Baydemir komşu olursa…
Yıllardır yaza yaza kalemde mürekkep kalmadı; söyleye söyleye dilimizde tüy bitti. Biz gerçeği ortaya koyduk, onlar kıvırdı. Bu adamlar gerçek amaçlarını, ulaşmak istedikleri hedefleri sürekli olarak...
Yıllardır yaza yaza kalemde mürekkep kalmadı; söyleye söyleye dilimizde tüy bitti. Biz gerçeği ortaya koyduk, onlar kıvırdı. Bu adamlar gerçek amaçlarını, ulaşmak istedikleri hedefleri sürekli olarak sakladı ve çarpıttı.
Oysa daha ilk günden yapmak istedikleri de ulaşmaya çalıştıkları hedefleri de belliydi. Hep ayrılık tohumları ektiler, sürekli olarak fitne ve kin ürettiler. İçten içe bir düşmanlık sergilediler.

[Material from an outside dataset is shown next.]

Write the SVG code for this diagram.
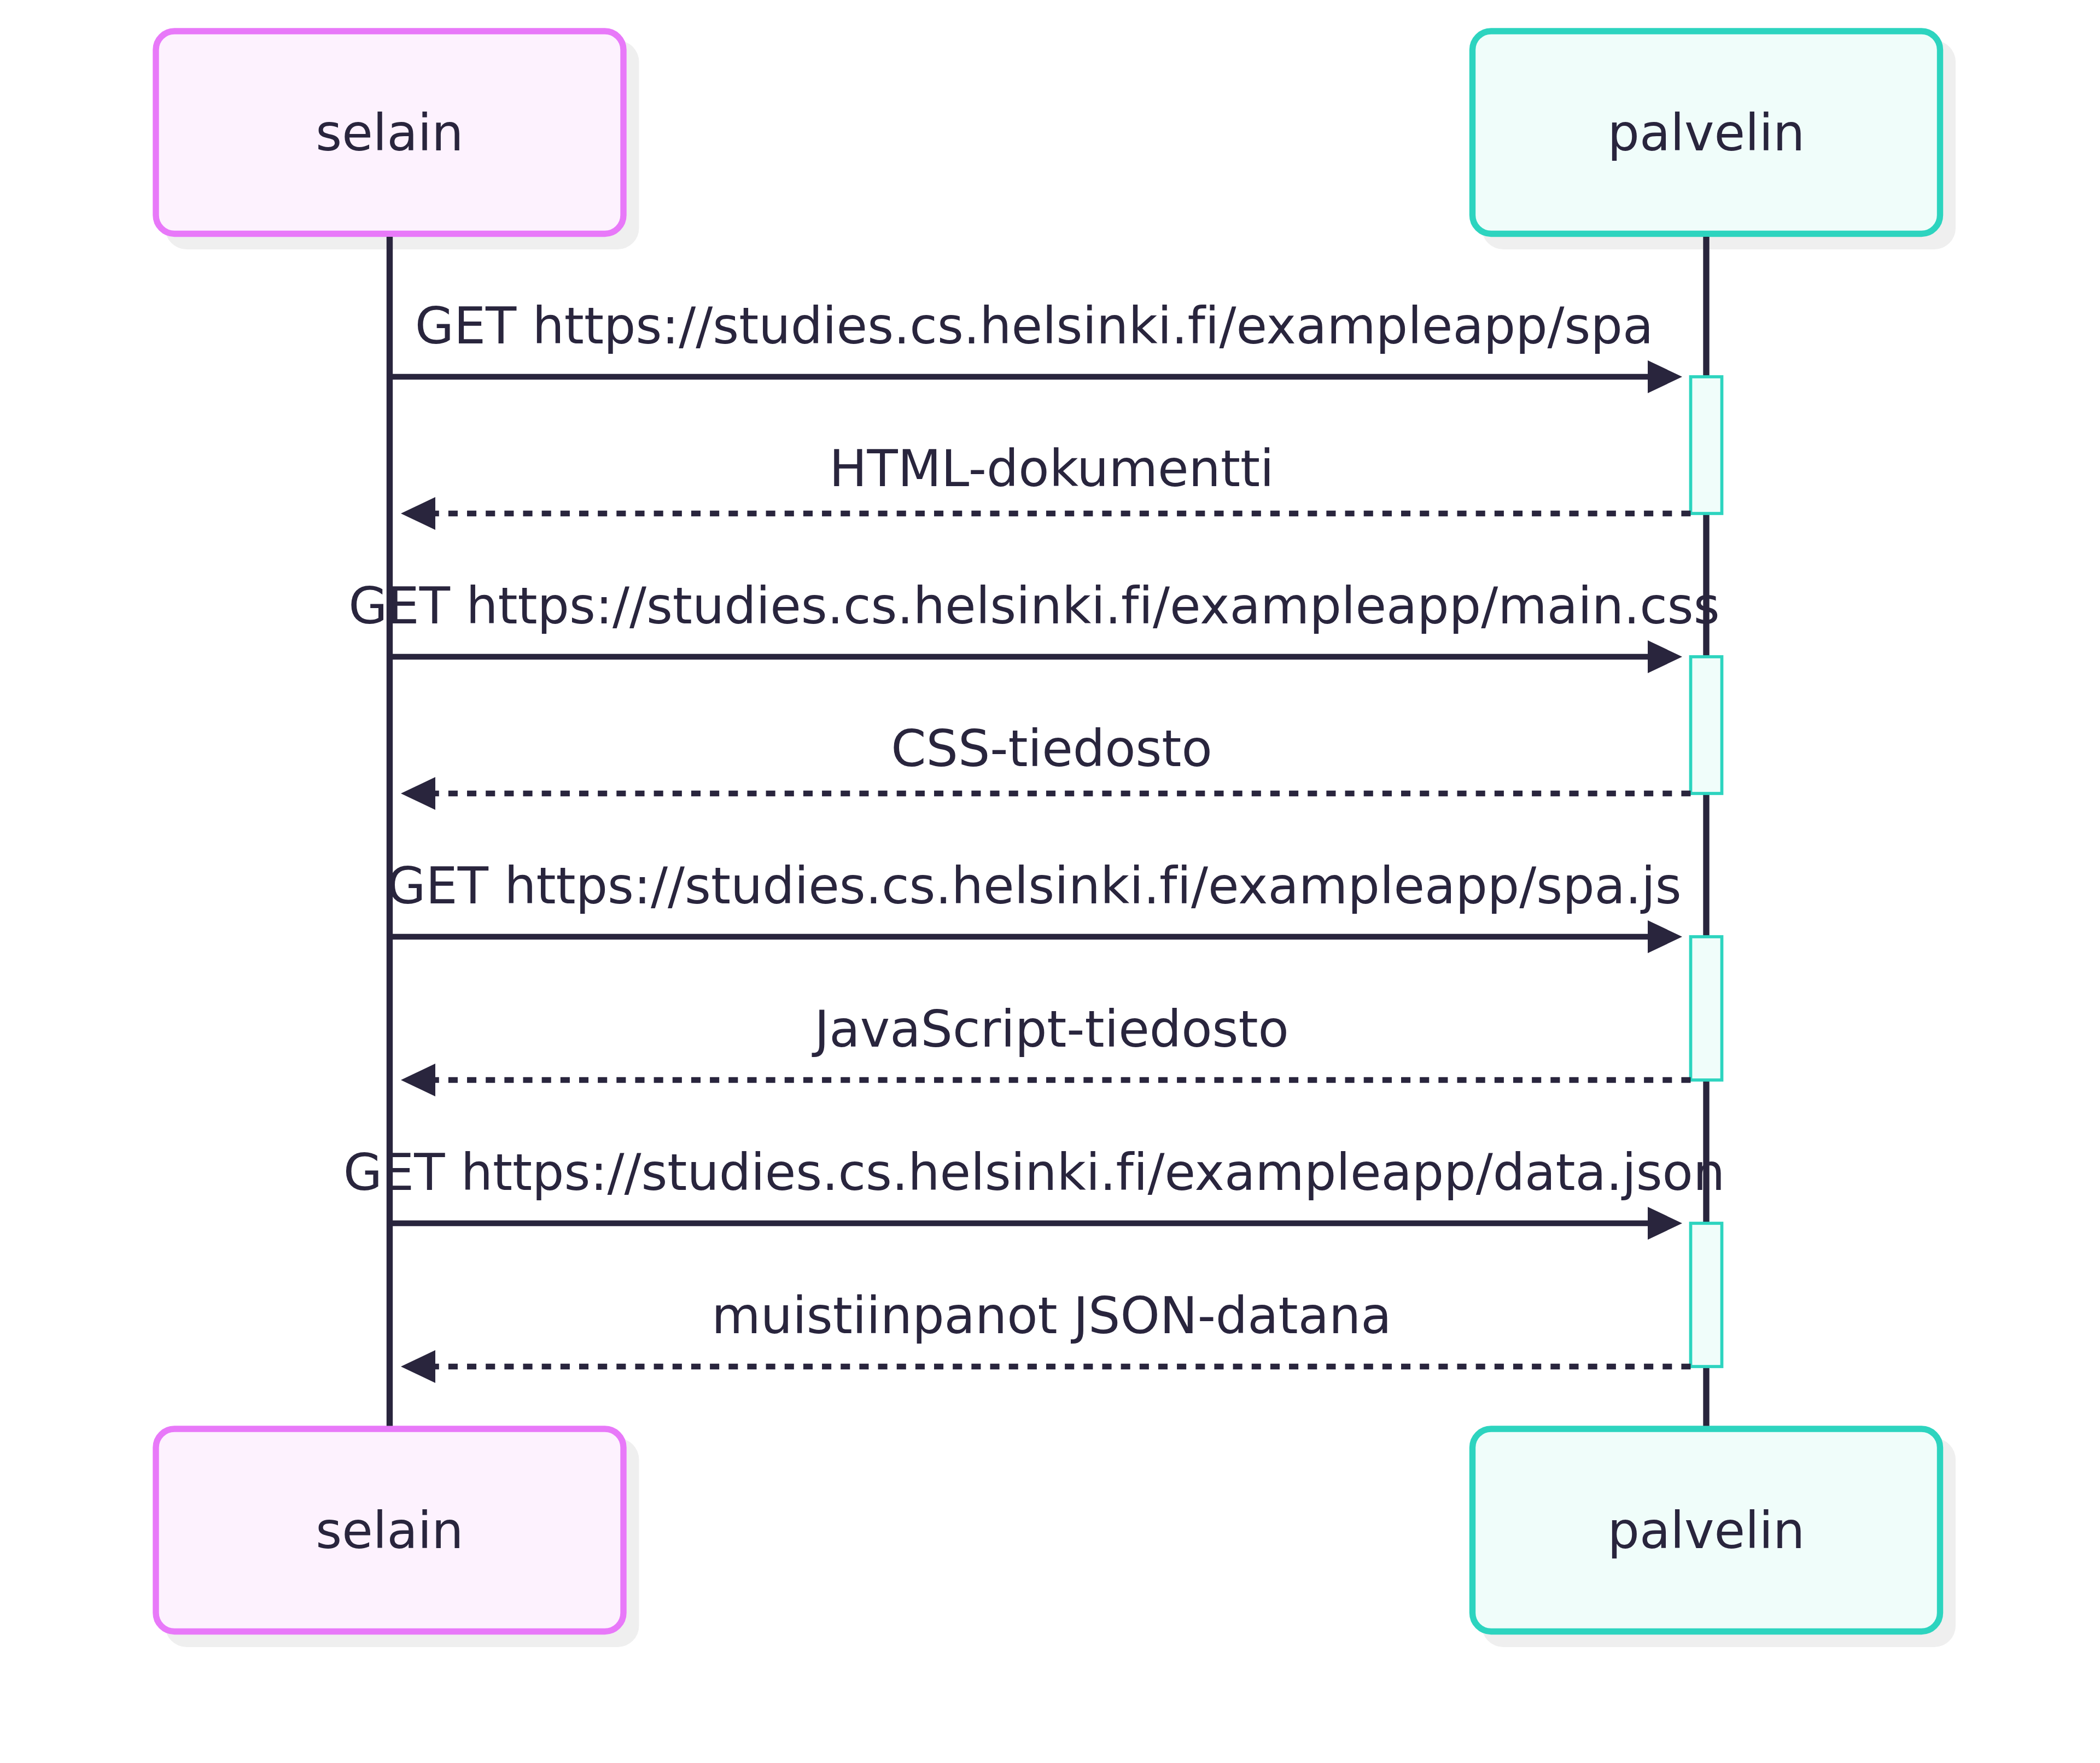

Apaçık ortadaydı. Görünüyor ve anlaşılıyordu. “Birlik ve beraberlik” nutukları atarken yalan söylediler.
“Hedefimiz Türkiye partisi olmak” derken, göz boyamaya çalıştılar.
“Kardeşlikten” bahsederken, bu milleti birbirine düşman etmek için ellerinden geleni yaptılar.
Biraz bitleri kanlandı, kendilerine göre azıcık ümit ışığı gördüler, güvenlikleri çevreler “yürüyün haydi” sinyali verdi, gerçek kimliklerine büründüler. Artık dün söylediklerinin tam tersini dillendiriyorlar.
Selahattin Demirtaş, “ayrı parlamento” diyor. Osman Baydemir, “Tek çatı altında yaşayamadığımıza göre komşu olalım” türünden laflar sarf ediyor…
Tiyatro bitti. Artık gerçek yüzlerini gösteriyorlar.
* * *
Kim bunlar?.. Biraz geçmişe uzanıp bakalım...
Bir süre “silahlı halk ihtilalini” savunan Marksist-Leninist sol grupların içinde arz-ı endam ettiler. Sıkışınca da Türkiye’den kaçıp baba Esad’ın apış arasına sığındılar. Doğal olarak Suriye’de “emir eri” işlevi gördüler. Oradan ve Hafız Esad’ı yönlendiren daha etkili çevrelerden aldıkları talimatları yerine getirdiler.
İlk zamanlar, asker ve polisin karşısına pek çıkamadılar. Sık sık köy bastılar. Yaşlıları ve kadınları kurşuna dizdiler. Sergiledikleri eylemler sonucu “bebek katili” olarak anılmaya başladılar.
En çok da Kürt kanı döktüler.
Hatırlayanlar vardır. Geçmişte KAVA, RIZGARİ ve KUK gibi silahlı ve ayrılıkçı Kürt gruplar bile bunlara “Kürt düşmanı” damgasını vurdu.
Sonra unutuldu bunlar, sözde Kürtler adına hareket eder oldular. Buna karşılık en büyük acıyı da o insanlara çektirdiler.
Yıllar boyunca bu topraklarda kan ve gözyaşı ürettiler.